One year, my then-boyfriend and his brother made a last-minute trip into town on Valentine’s Day. His brother stopped to buy a card and flowers for his girlfriend and my ex-boyfriend didn’t bother doing the same. What did he get for me instead? A six-inch sub from Subway.”
—Lydia
2. The Mother Ship
“I have a friend who was thrilled when her husband booked a cruise for the two of them as a Valentine’s Day gift. Then she found out he’d booked his mom on the same cruise!”
—Cristina
3. Candy Man
“One time a boyfriend picked me up at work with candy. It was totally obvious that he knew this was what guys are supposed to do, but he didn’t have a romantic bone in his body. The candy was a huge bag of Starbursts that he’d bought at the drugstore under my office.”
—Anonymous
4. Pan-ic
Pots and pans. I still lived with my parents at that point, so there was no actual need for them. He just thought it’d be funny to tell our friends what he got me, since they always joked about how ‘a woman’s place is in the kitchen.’ At first I thought the gift was funny, and then I realized the pots and pans were all he bought me.”
—Jennifer
5. Merry Valentine’s Day
“My man got me a poinsettia wrapped in red foil with the words ‘Happy Holidays’ printed on it. My husband didn’t even realize it until I pointed it out. In his mind, he thought red flowers equaled Valentine’s Day.”
—Suzanne
6. Flying Disc
“My man made me a CD of songs he liked. Of course, I hated the songs and I gave the disc to my daughter so she could use it as a Frisbee.”
—Anonymous
7. First Class
A boyfriend of three years had been traveling the week of Valentine’s Day but got home on the actual day. When he arrived, he said he had already eaten and didn’t want to go out (no dinner for me!) and hadn’t had time to get me a gift.

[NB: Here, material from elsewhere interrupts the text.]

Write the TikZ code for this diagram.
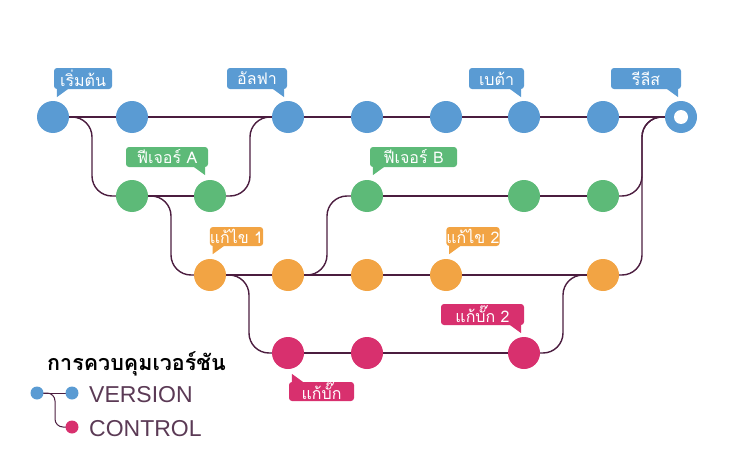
\documentclass[tikz,border=0pt]{standalone}
\usepackage{fontspec}
\setmainfont{Liberation Sans}
\newfontfamily\thai[Script=Thai]{Loma}
\usepackage{tikz}
\usetikzlibrary{backgrounds}

\definecolor{cmain}{HTML}{5A9BD3}
\definecolor{cfeat}{HTML}{5DBA78}
\definecolor{cfix}{HTML}{F2A444}
\definecolor{cbug}{HTML}{D8306E}
\definecolor{cline}{HTML}{4B1D3F}
\definecolor{clegend}{HTML}{5B3A55}

\begin{document}
\begin{tikzpicture}[
    x=1pt, y=-1pt,
    commit/.style={circle, minimum size=32pt, inner sep=0pt},
    dot/.style={circle, minimum size=13pt, inner sep=0pt},
    tag/.style={rectangle, rounded corners=3pt, text=white, font=\thai\fontsize{16}{17}\selectfont, inner sep=0pt, minimum height=21pt},
    branch/.style={draw=cline, line width=1.4pt, rounded corners=20pt},
    legendtext/.style={font=\fontsize{23}{25}\selectfont, text=clegend, inner sep=0pt}
]
\useasboundingbox (0,0) rectangle (740,471);

% Main line (blue)
\node[commit, fill=cmain] (m1) at (53,117) {};
\node[commit, fill=cmain] (m2) at (132,117) {};
\node[commit, fill=cmain] (m3) at (288,117) {};
\node[commit, fill=cmain] (m4) at (367,117) {};
\node[commit, fill=cmain] (m5) at (446,117) {};
\node[commit, fill=cmain] (m6) at (524,117) {};
\node[commit, fill=cmain] (m7) at (603,117) {};
\node[commit, fill=cmain] (m8) at (681,117) {};
\fill[white] (m8.center) circle (7pt);

% Features (green)
\node[commit, fill=cfeat] (f1) at (132,196) {};
\node[commit, fill=cfeat] (f2) at (210,196) {};
\node[commit, fill=cfeat] (f3) at (367,196) {};
\node[commit, fill=cfeat] (f4) at (524,196) {};
\node[commit, fill=cfeat] (f5) at (603,196) {};

% Fixes (orange)
\node[commit, fill=cfix] (x1) at (210,275) {};
\node[commit, fill=cfix] (x2) at (288,275) {};
\node[commit, fill=cfix] (x3) at (367,275) {};
\node[commit, fill=cfix] (x4) at (446,275) {};
\node[commit, fill=cfix] (x5) at (603,275) {};

% Bug fixes (pink)
\node[commit, fill=cbug] (g1) at (288,353) {};
\node[commit, fill=cbug] (g2) at (367,353) {};
\node[commit, fill=cbug] (g3) at (524,353) {};

% Tags
\node[tag, fill=cmain, minimum width=58pt] (tstart) at (83,78.5) {เริ่มต้น};
\node[tag, fill=cmain, minimum width=60pt] (talpha) at (257,78.5) {อัลฟา};
\node[tag, fill=cmain, minimum width=55pt] (tbeta) at (496.5,78.5) {เบต้า};
\node[tag, fill=cmain, minimum width=70pt] (trelease) at (646,78.5) {รีลีส};
\node[tag, fill=cfeat, minimum width=82pt, minimum height=20pt] (tfa) at (167,157) {ฟีเจอร์ A};
\node[tag, fill=cfeat, minimum width=87pt, minimum height=20pt] (tfb) at (413.5,157) {ฟีเจอร์ B};
\node[tag, fill=cfix, minimum width=53pt, minimum height=19pt] (tfix1) at (236.5,236.5) {แก้ไข 1};
\node[tag, fill=cfix, minimum width=52pt, minimum height=19pt] (tfix2) at (473,236.5) {แก้ไข 2};
\node[tag, fill=cbug, minimum width=83pt] (tbug2) at (482.5,314.5) {แก้บั๊ก 2};
\node[tag, fill=cbug, minimum width=65pt, minimum height=19pt] (tbug) at (321.5,391.5) {แก้บั๊ก};

% Tag tails
\fill[cmain] ([xshift=3pt]tstart.south west) -- ++(11pt,0) -- ++(-11pt,-8pt) -- cycle;
\fill[cmain] ([xshift=-3pt]talpha.south east) -- ++(-11pt,0) -- ++(11pt,-8pt) -- cycle;
\fill[cmain] ([xshift=-3pt]tbeta.south east) -- ++(-11pt,0) -- ++(11pt,-8pt) -- cycle;
\fill[cmain] ([xshift=-3pt]trelease.south east) -- ++(-11pt,0) -- ++(11pt,-8pt) -- cycle;
\fill[cfeat] ([xshift=-3pt]tfa.south east) -- ++(-11pt,0) -- ++(11pt,-8pt) -- cycle;
\fill[cfeat] ([xshift=3pt]tfb.south west) -- ++(11pt,0) -- ++(-11pt,-8pt) -- cycle;
\fill[cfix] ([xshift=3pt]tfix1.south west) -- ++(11pt,0) -- ++(-11pt,-8pt) -- cycle;
\fill[cfix] ([xshift=3pt]tfix2.south west) -- ++(11pt,0) -- ++(-11pt,-8pt) -- cycle;
\fill[cbug] ([xshift=-3pt]tbug2.south east) -- ++(-11pt,0) -- ++(11pt,-8pt) -- cycle;
\fill[cbug] ([xshift=3pt]tbug.north west) -- ++(11pt,0) -- ++(-11pt,8pt) -- cycle;

% Legend
\node[font=\thai\bfseries\fontsize{21.5}{23}\selectfont, anchor=base west, inner sep=0pt] (title) at (47,370) {การควบคุมเวอร์ชัน};
\node[dot, fill=cmain] (d1) at (37,393) {};
\node[dot, fill=cmain] (d2) at (72,393) {};
\node[dot, fill=cbug] (d3) at (72,427) {};
\node[legendtext, anchor=base west] (version) at (89,402) {VERSION};
\node[legendtext, anchor=base west] (control) at (89,436) {CONTROL};

% Branch lines
\begin{scope}[on background layer]
\draw[branch] (m1.center) -- (m8.center);
\draw[branch] (m1.center) -- ++(39,0) |- (f1.center);
\draw[branch] (f1.center) -- (f2.center);
\draw[branch] (f2.center) -- ++(40,0) |- (m3.center);
\draw[branch] (f1.center) -- ++(39,0) |- (x1.center);
\draw[branch] (x1.center) -- (x5.center);
\draw[branch] (x2.center) -- ++(39,0) |- (f3.center);
\draw[branch] (f3.center) -- (f5.center);
\draw[branch] (f5.center) -- ++(39,0) |- (m8.center);
\draw[branch] (x5.center) -- ++(39,0) |- (m8.center);
\draw[branch] (x1.center) -- ++(39,0) |- (g1.center);
\draw[branch] (g1.center) -- (g3.center);
\draw[branch] (g3.center) -- ++(39,0) |- (x5.center);
\draw[branch, line width=1pt, rounded corners=8pt] (d1.center) -- (d2.center);
\draw[branch, line width=1pt, rounded corners=8pt] (d1.center) -- ++(18,0) |- (d3.center);
\end{scope}

\end{tikzpicture}
\end{document}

Funny enough, he decided to show me the new clothes he had bought while he was traveling.
—Lauren
8. The Ab-solute Worst
My boyfriend (now ex) gave me one of those Ab Belts from the infomercials you see on TV. You know, the ones that send shocks to your abs when you’re wearing it, making your muscles contract and giving you a flat tummy? Yeah … no. It burned my skin.
—Jordan
9. Flower Power
“I got some lovely flowers from my well-intentioned husband. He even took the trouble to put them in water for me. Didn’t do much good though, since they were plastic.”
—Keri
10. Super Mario Bother
A video game that we would ‘both enjoy,’ meaning he could play and I could watch or play when I wanted, which, let’s face it, was never because he was always playing it! And he wasn’t good enough to actually beat it!